[start Records for the task]

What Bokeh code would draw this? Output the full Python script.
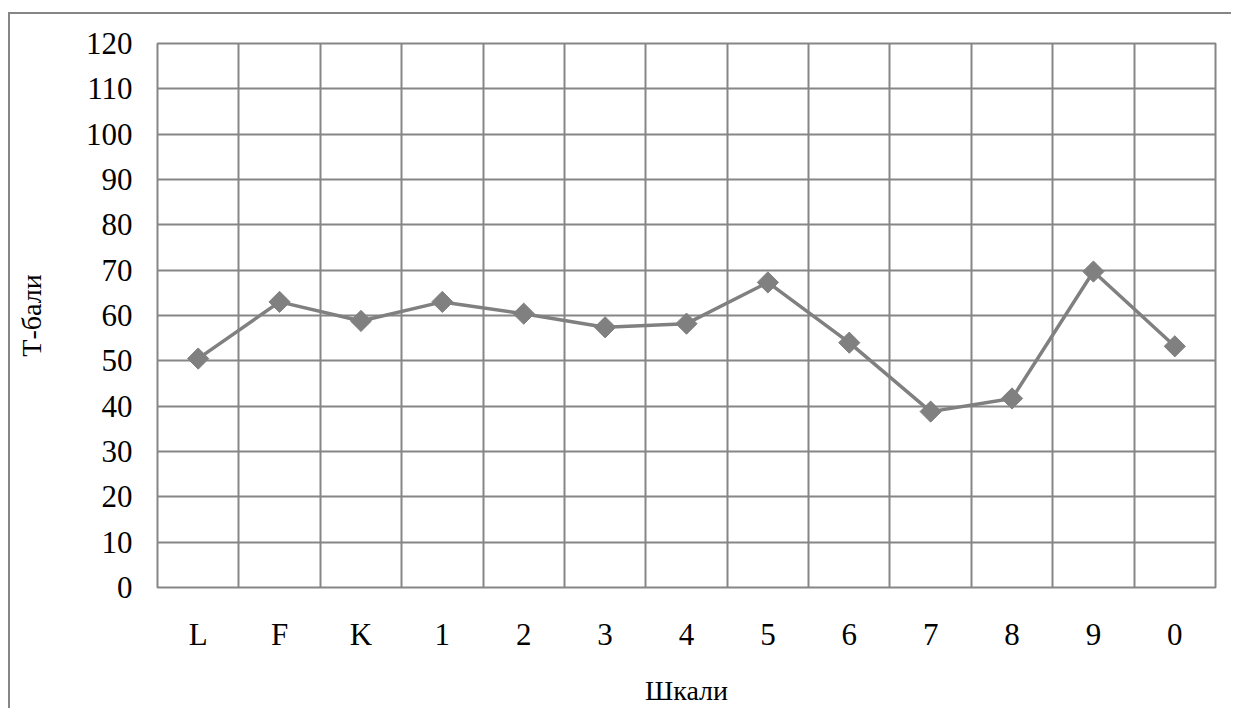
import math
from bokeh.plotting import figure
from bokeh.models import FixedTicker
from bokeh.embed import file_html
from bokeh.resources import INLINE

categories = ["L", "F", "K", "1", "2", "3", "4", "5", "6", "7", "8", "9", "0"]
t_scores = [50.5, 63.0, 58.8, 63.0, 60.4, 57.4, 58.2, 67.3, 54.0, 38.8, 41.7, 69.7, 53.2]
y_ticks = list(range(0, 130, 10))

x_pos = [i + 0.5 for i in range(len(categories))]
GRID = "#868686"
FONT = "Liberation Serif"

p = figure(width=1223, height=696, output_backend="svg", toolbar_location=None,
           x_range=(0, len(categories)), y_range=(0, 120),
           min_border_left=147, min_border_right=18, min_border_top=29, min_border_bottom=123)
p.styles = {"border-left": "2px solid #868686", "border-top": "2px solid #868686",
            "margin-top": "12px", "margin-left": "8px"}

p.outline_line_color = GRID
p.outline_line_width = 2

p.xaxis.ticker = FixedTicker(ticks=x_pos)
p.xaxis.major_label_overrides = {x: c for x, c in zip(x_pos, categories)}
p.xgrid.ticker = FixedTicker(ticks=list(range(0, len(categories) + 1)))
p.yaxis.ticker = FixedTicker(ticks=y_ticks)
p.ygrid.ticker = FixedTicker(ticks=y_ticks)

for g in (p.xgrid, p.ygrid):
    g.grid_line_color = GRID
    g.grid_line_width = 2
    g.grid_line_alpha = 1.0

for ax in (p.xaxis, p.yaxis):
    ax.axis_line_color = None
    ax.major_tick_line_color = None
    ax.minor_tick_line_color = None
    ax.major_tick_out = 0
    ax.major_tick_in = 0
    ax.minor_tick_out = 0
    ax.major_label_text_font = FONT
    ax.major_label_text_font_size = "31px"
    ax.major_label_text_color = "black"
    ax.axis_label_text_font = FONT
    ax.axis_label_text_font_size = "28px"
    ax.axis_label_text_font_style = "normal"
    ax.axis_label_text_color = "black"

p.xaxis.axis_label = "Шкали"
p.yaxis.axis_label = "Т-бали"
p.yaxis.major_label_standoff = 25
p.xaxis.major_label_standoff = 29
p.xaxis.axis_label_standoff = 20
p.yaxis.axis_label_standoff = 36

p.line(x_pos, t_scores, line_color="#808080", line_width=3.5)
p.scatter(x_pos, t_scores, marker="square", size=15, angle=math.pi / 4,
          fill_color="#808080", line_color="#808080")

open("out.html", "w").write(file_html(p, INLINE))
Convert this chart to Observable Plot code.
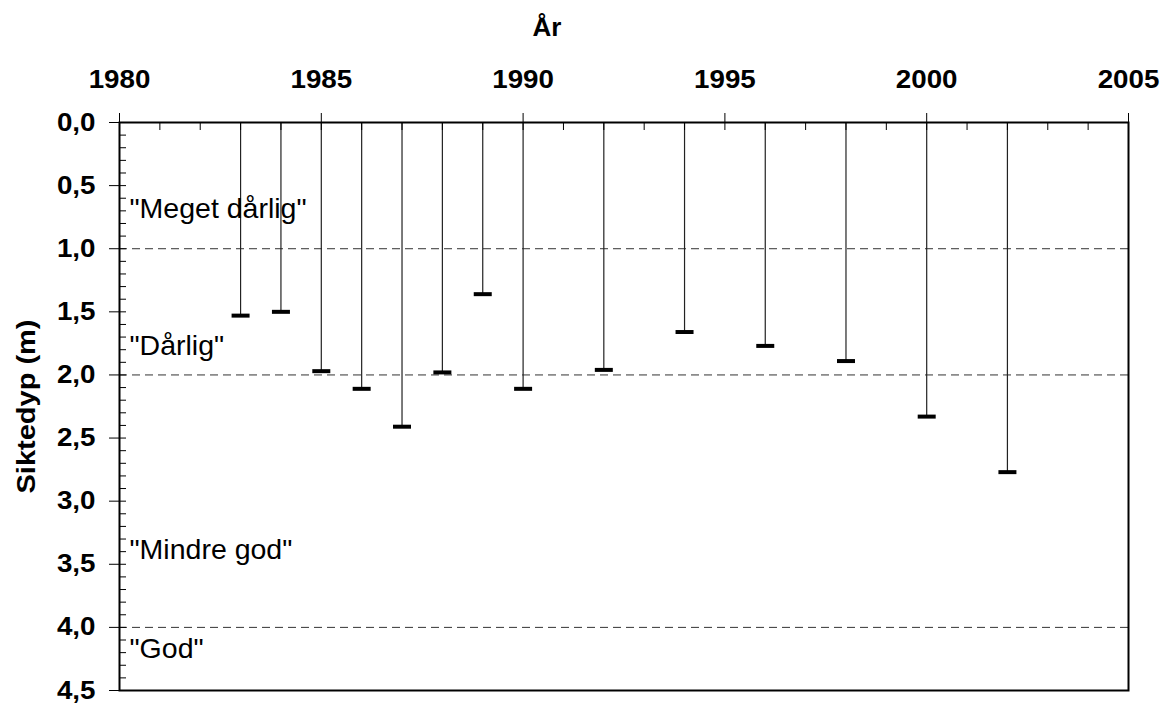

[end Records for the task]

▶ [Given exercise]:
Word for word, give again the lines from the first entry to the line with "p.outline_line_width = 2", inclusive. Exclude the pictures.

▶ [Written answer]:
What Bokeh code would draw this? Output the full Python script.
import math
from bokeh.plotting import figure
from bokeh.models import FixedTicker
from bokeh.embed import file_html
from bokeh.resources import INLINE

categories = ["L", "F", "K", "1", "2", "3", "4", "5", "6", "7", "8", "9", "0"]
t_scores = [50.5, 63.0, 58.8, 63.0, 60.4, 57.4, 58.2, 67.3, 54.0, 38.8, 41.7, 69.7, 53.2]
y_ticks = list(range(0, 130, 10))

x_pos = [i + 0.5 for i in range(len(categories))]
GRID = "#868686"
FONT = "Liberation Serif"

p = figure(width=1223, height=696, output_backend="svg", toolbar_location=None,
           x_range=(0, len(categories)), y_range=(0, 120),
           min_border_left=147, min_border_right=18, min_border_top=29, min_border_bottom=123)
p.styles = {"border-left": "2px solid #868686", "border-top": "2px solid #868686",
            "margin-top": "12px", "margin-left": "8px"}

p.outline_line_color = GRID
p.outline_line_width = 2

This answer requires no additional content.